____ Provided material
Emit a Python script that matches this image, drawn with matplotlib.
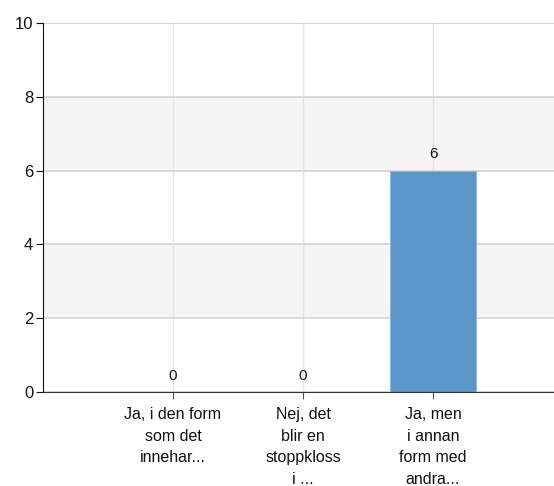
import matplotlib.pyplot as plt

plt.rcParams["font.family"] = ["Liberation Sans", "DejaVu Sans"]

categories = [
    "Ja, i den form\nsom det\ninnehar...",
    "Nej, det\nblir en\nstoppkloss\ni ...",
    "Ja, men\ni annan\nform med\nandra...",
]
values = [0, 0, 6]
y_ticks = [0, 2, 4, 6, 8, 10]

W, H = 554, 486
fig = plt.figure(figsize=(W / 100, H / 100), dpi=100)
# axes box in pixels: left 43, right 563 (past the edge), top 23, bottom 392
ax = fig.add_axes([43 / W, 1 - 392 / H, 520 / W, (392 - 23) / H])

positions = [1, 2, 3]
ax.set_xlim(0, 4)
ax.set_ylim(0, 10)

# alternating bands
for lo in range(0, 10, 2):
    if (lo // 2) % 2 == 1:
        ax.axhspan(lo, lo + 2, color="#f5f5f5", zorder=0, lw=0)

ax.set_yticks(y_ticks)
ax.set_xticks(positions)
ax.grid(axis="y", color="#d3d3d3", lw=1.2, zorder=1)
ax.grid(axis="x", color="#e3e3e3", lw=1.0, zorder=1)

ax.bar(positions, values, width=0.66, color="#5b96c8", edgecolor="#8fb8dc",
       linewidth=0.6, zorder=2)

for x, v in zip(positions, values):
    ax.text(x, v + 0.25, str(v), ha="center", va="bottom", fontsize=11,
            color="#111111", zorder=3)

ax.set_xticklabels(categories, fontsize=11.5, color="#111111", linespacing=1.55)
ax.set_yticklabels([str(t) for t in y_ticks], fontsize=12, color="#111111")

for side in ["top", "right"]:
    ax.spines[side].set_visible(False)
ax.spines["left"].set_color("#111111")
ax.spines["bottom"].set_color("#333333")
ax.tick_params(axis="y", length=5, color="#111111", pad=2)
ax.tick_params(axis="x", length=5, color="#555555", pad=6)

fig.savefig("out.png", dpi=100)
________
[Objective] Quote, exactly and only, the lines from the first line of the data above through the line containing "linewidth=0.6, zorder=2)". The pictures do not belong in it.

[Response to this exercise]
Emit a Python script that matches this image, drawn with matplotlib.
import matplotlib.pyplot as plt

plt.rcParams["font.family"] = ["Liberation Sans", "DejaVu Sans"]

categories = [
    "Ja, i den form\nsom det\ninnehar...",
    "Nej, det\nblir en\nstoppkloss\ni ...",
    "Ja, men\ni annan\nform med\nandra...",
]
values = [0, 0, 6]
y_ticks = [0, 2, 4, 6, 8, 10]

W, H = 554, 486
fig = plt.figure(figsize=(W / 100, H / 100), dpi=100)
# axes box in pixels: left 43, right 563 (past the edge), top 23, bottom 392
ax = fig.add_axes([43 / W, 1 - 392 / H, 520 / W, (392 - 23) / H])

positions = [1, 2, 3]
ax.set_xlim(0, 4)
ax.set_ylim(0, 10)

# alternating bands
for lo in range(0, 10, 2):
    if (lo // 2) % 2 == 1:
        ax.axhspan(lo, lo + 2, color="#f5f5f5", zorder=0, lw=0)

ax.set_yticks(y_ticks)
ax.set_xticks(positions)
ax.grid(axis="y", color="#d3d3d3", lw=1.2, zorder=1)
ax.grid(axis="x", color="#e3e3e3", lw=1.0, zorder=1)

ax.bar(positions, values, width=0.66, color="#5b96c8", edgecolor="#8fb8dc",
       linewidth=0.6, zorder=2)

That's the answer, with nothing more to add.